Returns the week number for the supplied date based on the selected system.

Syntax

=WEEKNUM(serial_number, [return_type])

serial_number is the date you want to evaluate. The optional return_type changes the week system and the starting day of the week.

Arguments

  • serial_number - A valid Excel date.
  • return_type - [optional] A number that determines how weeks are counted.

WEEKNUM Systems

Microsoft documents two main systems for this function.

System Week 1 Rule Typical Return Type Best Use
System 1 The week containing January 1 is week 1 1 or 2 Standard non-ISO week numbering
System 2 The week containing the first Thursday is week 1 21 ISO 8601 week numbering

If you need strict ISO week numbering, WEEKNUM(date,21) follows the same ISO-based system documented by Microsoft. If you want a simpler Sunday-start or Monday-start week number, use the standard return types instead.

Using WEEKNUM

WEEKNUM is most useful when your reporting is organized by week. For example, a sales log, manufacturing log, or sprint tracker can use a helper column with WEEKNUM so records can be grouped and filtered more easily.

Return type 2 is often preferred in business models because it starts the week on Monday. Return type 21 is for ISO week numbering, where week 1 is defined by the first Thursday of the year rather than simply by January 1.

Because week systems differ, the same date can return different week numbers depending on the return type. That is the most important detail to keep in mind when using WEEKNUM in shared reports.

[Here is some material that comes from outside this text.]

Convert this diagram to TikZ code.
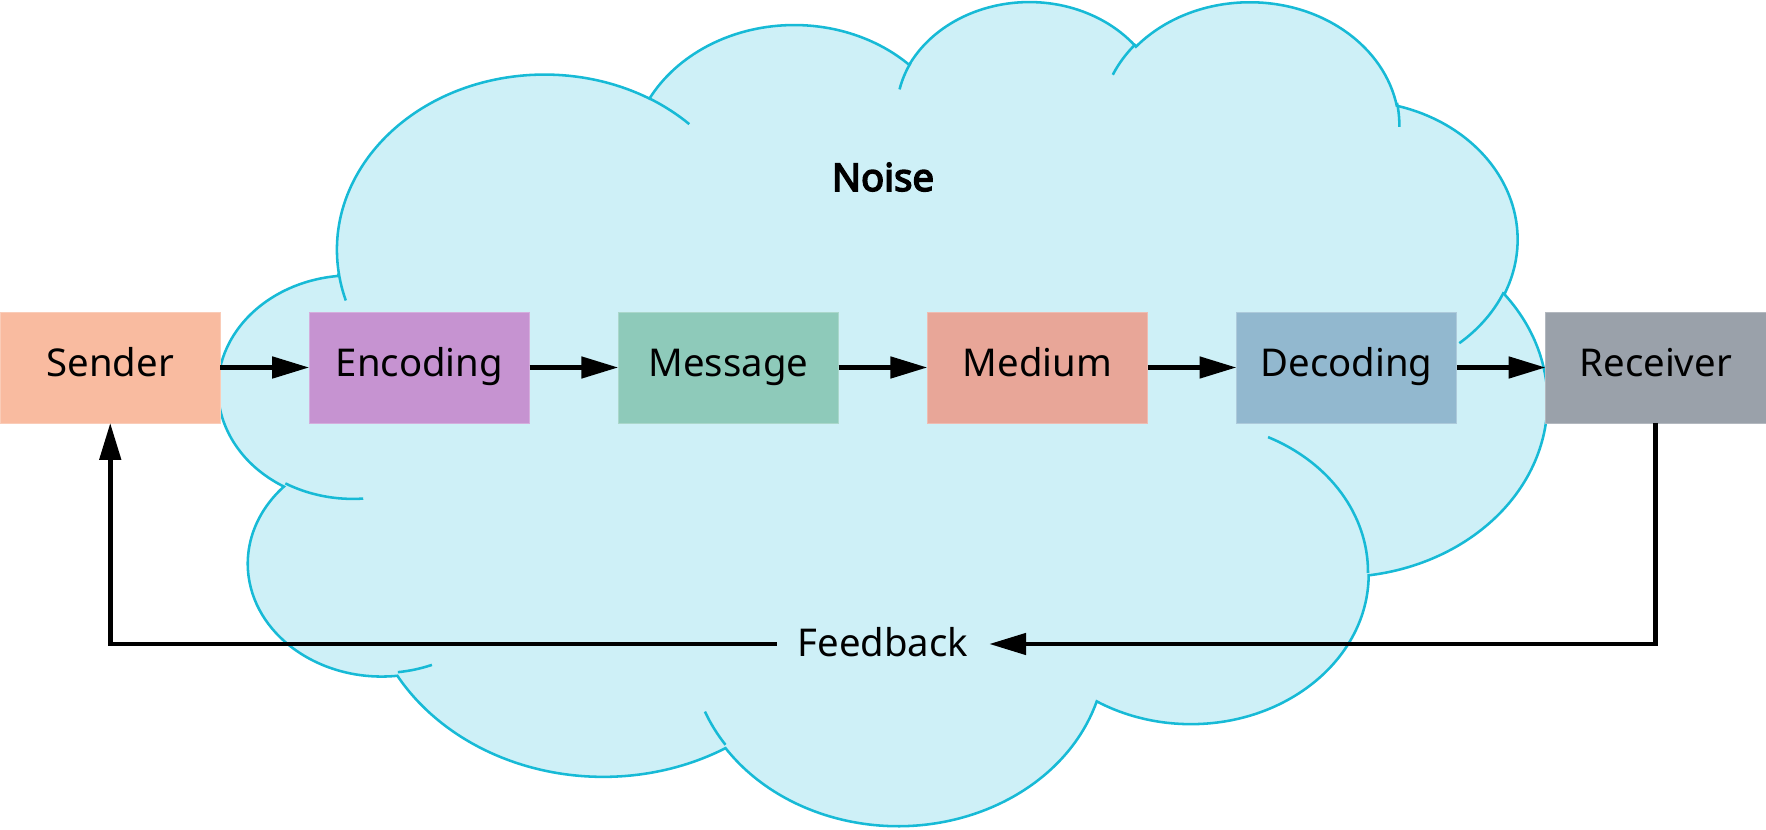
\documentclass[tikz,border=0pt]{standalone}
\usepackage{fontspec}
\setmainfont{Noto Sans}
\newfontfamily\noisefont{Noto Sans}[FakeBold=4]
\usetikzlibrary{arrows.meta}
\definecolor{csender}{HTML}{F9BBA0}
\definecolor{cencoding}{HTML}{C693D1}
\definecolor{cmessage}{HTML}{8ECABA}
\definecolor{cmedium}{HTML}{E8A698}
\definecolor{cdecoding}{HTML}{92B8CF}
\definecolor{creceiver}{HTML}{9AA1AA}
\definecolor{cloudfill}{HTML}{CEF0F7}
\definecolor{cloudstroke}{HTML}{17BAD6}
% OOXML arcTo: visual start angle -> parametric start angle and sweep
\newcommand\oopre[6]{%
  \pgfmathsetmacro#1{atan2((#3)*sin(#5),(#4)*cos(#5))}%
  \pgfmathsetmacro\ootmp{atan2((#3)*sin((#5)+(#6)),(#4)*cos((#5)+(#6)))}%
  \pgfmathsetmacro#2{mod(\ootmp-#1+720,360)}%
}
\tikzset{
  cloudshape/.style={fill=cloudfill, draw=cloudstroke, line width=1.45pt},
  cloudarc/.style={draw=cloudstroke, line width=1.45pt},
  stepbox/.style={minimum width=4.41cm, minimum height=2.22cm, inner sep=0pt, outer sep=0pt,
    draw=#1!75!white, line width=0.5pt, fill=#1,
    font=\fontsize{21.8pt}{26pt}\selectfont, text height=16.1pt, text depth=5.36pt},
  conn/.style={line width=2.6pt, -{Triangle[length=21pt,width=12pt]}},
  fblabel/.style={inner xsep=0.42cm, inner ysep=0pt, outer sep=0pt,
    font=\fontsize{21.8pt}{26pt}\selectfont, text height=16.1pt, text depth=2.2pt},
  noiselabel/.style={inner sep=0pt, font=\fontsize{21.8pt}{26pt}\noisefont}
}
\begin{document}
\begin{tikzpicture}[x=0.02cm,y=-0.02cm]
\useasboundingbox (0,0) rectangle (1766,830);
% outline arcs
\oopre\oosA\oodA{675.3}{919.0}{-190.48748}{123.78053}
\oopre\oosB\oodB{533.3}{726.7}{-144.10238}{89.94523}
\oopre\oosC\oodC{436.5}{594.5}{-145.80792}{99.72302}
\oopre\oosD\oodD{485.7}{659.5}{-130.98607}{117.24173}
\oopre\oosE\oodE{533.3}{727.3}{-78.70888}{109.02692}
\oopre\oosF\oodF{677.5}{922.0}{-46.26725}{130.26900}
\oopre\oosG\oodG{578.5}{786.7}{0.62502}{114.03333}
\oopre\oosH\oodH{675.2}{921.5}{22.45160}{115.17255}
\oopre\oosI\oodI{772.0}{1054.3}{66.24263}{75.71102}
\oopre\oosJ\oodJ{436.0}{591.8}{-274.94208}{146.73557}
\oopre\oosK\oodK{434.5}{594.5}{-246.82850}{152.51885}
% inner arcs
\oopre\iisA\iidA{434.5}{594.5}{86.74200}{26.42950}
\oopre\iisB\iidB{436.0}{591.8}{73.61047}{11.44747}
\oopre\iisC\iidC{675.2}{921.5}{137.62415}{14.08110}
\oopre\iisE\iidE{578.5}{786.7}{-70.29235}{70.91737}
\oopre\iisF\iidF{533.3}{727.3}{30.31803}{27.75150}
\oopre\iisG\iidG{485.7}{659.5}{-13.74433}{14.85890}
\oopre\iisH\iidH{485.7}{659.5}{-149.18145}{18.19537}
\oopre\iisI\iidI{436.5}{594.5}{-163.49427}{17.68635}
\oopre\iisJ\iidJ{675.3}{919.0}{-66.70695}{12.31935}
\oopre\iisK\iidK{675.3}{919.0}{157.65435}{11.85817}
\begin{scope}[shift={(4.38cm,0.012cm)},x=0.0061444cm,y=-0.00381296cm]
\draw[cloudshape] (390,1437)
  arc[x radius=675.3,y radius=919.0,start angle=\oosA,delta angle=\oodA]
  arc[x radius=533.3,y radius=726.7,start angle=\oosB,delta angle=\oodB]
  arc[x radius=436.5,y radius=594.5,start angle=\oosC,delta angle=\oodC]
  arc[x radius=485.7,y radius=659.5,start angle=\oosD,delta angle=\oodD]
  arc[x radius=533.3,y radius=727.3,start angle=\oosE,delta angle=\oodE]
  arc[x radius=677.5,y radius=922.0,start angle=\oosF,delta angle=\oodF]
  arc[x radius=578.5,y radius=786.7,start angle=\oosG,delta angle=\oodG]
  arc[x radius=675.2,y radius=921.5,start angle=\oosH,delta angle=\oodH]
  arc[x radius=772.0,y radius=1054.3,start angle=\oosI,delta angle=\oodI]
  arc[x radius=436.0,y radius=591.8,start angle=\oosJ,delta angle=\oodJ]
  arc[x radius=434.5,y radius=594.5,start angle=\oosK,delta angle=\oodK]
  -- cycle;
\draw[cloudarc]
  (469.3,2617.7) arc[x radius=434.5,y radius=594.5,start angle=\iisA,delta angle=\iidA]
  (692.8,3489.9) arc[x radius=436.0,y radius=591.8,start angle=\iisB,delta angle=\iidB]
  (1647.8,3909.0) arc[x radius=675.2,y radius=921.5,start angle=\iisC,delta angle=\iidC]
  (3412.9,2295.4) arc[x radius=578.5,y radius=786.7,start angle=\iisE,delta angle=\iidE]
  (4179.8,1535.4) arc[x radius=533.3,y radius=727.3,start angle=\iisF,delta angle=\iidF]
  (3832.4,542.6) arc[x radius=485.7,y radius=659.5,start angle=\iisG,delta angle=\iidG]
  (2907.8,395.2) arc[x radius=485.7,y radius=659.5,start angle=\iisH,delta angle=\iidH]
  (2214.1,472.0) arc[x radius=436.5,y radius=594.5,start angle=\iisI,delta angle=\iidI]
  (1400.0,519.2) arc[x radius=675.3,y radius=919.0,start angle=\iisJ,delta angle=\iidJ]
  (412.7,1578.9) arc[x radius=675.3,y radius=919.0,start angle=\iisK,delta angle=\iidK];
\end{scope}
\node[noiselabel, anchor=base] (noise) at (883,191) {Noise};
\node[stepbox=csender] (sender) at (110.25,367.5) {Sender};
\node[stepbox=cencoding] (encoding) at (419.35,367.5) {Encoding};
\node[stepbox=cmessage] (message) at (728.45,367.5) {Message};
\node[stepbox=cmedium] (medium) at (1037.55,367.5) {Medium};
\node[stepbox=cdecoding] (decoding) at (1346.65,367.5) {Decoding};
\node[stepbox=creceiver] (receiver) at (1655.75,367.5) {Receiver};
\draw[conn] (sender) -- (encoding);
\draw[conn] (encoding) -- (message);
\draw[conn] (message) -- (medium);
\draw[conn] (medium) -- (decoding);
\draw[conn] (decoding) -- (receiver);
\node[fblabel] (fb) at (883,644) {Feedback};
\draw[conn] (receiver.south) |- (fb.east);
\draw[conn] (fb.west) -| (sender.south);
\end{tikzpicture}
\end{document}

Example 1 - Return the Current Week Number

This is the most basic use of WEEKNUM: return the week number for today.

=WEEKNUM(TODAY())

This is helpful for live dashboards, weekly summaries, and current-week reporting.

Check Answer
Challenge #1
Target: Sheet1!F1
Current Week

In cell F1, return the current week number with =WEEKNUM(TODAY()).

Example 2 - Use Monday as the Week Start

Return type 2 starts the week on Monday instead of Sunday.

=WEEKNUM(B2,2)

This is often easier to align with business calendars, especially when teams treat Monday as the first workday of the week.

Check Answer
Challenge #2
Target: Sheet1!F2
Monday Week

In cell F2, return the week number for B2 using return type 2.

Example 3 - Use ISO Week Numbering

Return type 21 switches the function to the ISO 8601 system.

=WEEKNUM("2026-01-01",21)

This is useful when your reports need to match international or ISO-based week numbering rules.

Check Answer
Challenge #3
Target: Sheet1!F3
January Start

In cell F3, calculate the week number for January 1, 2026.

Example 4 - Build a Week Label

You can combine WEEKNUM with text to create display labels.

="Week " & WEEKNUM(B2)

This pattern works well for chart labels, sprint names, and weekly headings in reports.

Check Answer
Challenge #4
Target: Sheet1!F4
Week Label

In cell F4, create a label like "Week 3" from the date in B2.

Conclusion Recap

  • Summary: WEEKNUM returns the week number for a date.
  • Default behavior: Standard week numbering uses the week containing January 1 as week 1.
  • Business option: Return type 2 starts weeks on Monday.
  • ISO option: Return type 21 uses the ISO 8601 system.
  • Common uses: Weekly grouping, sprint planning, and recurring reports.
  • Important detail: The same date can return different week numbers under different systems.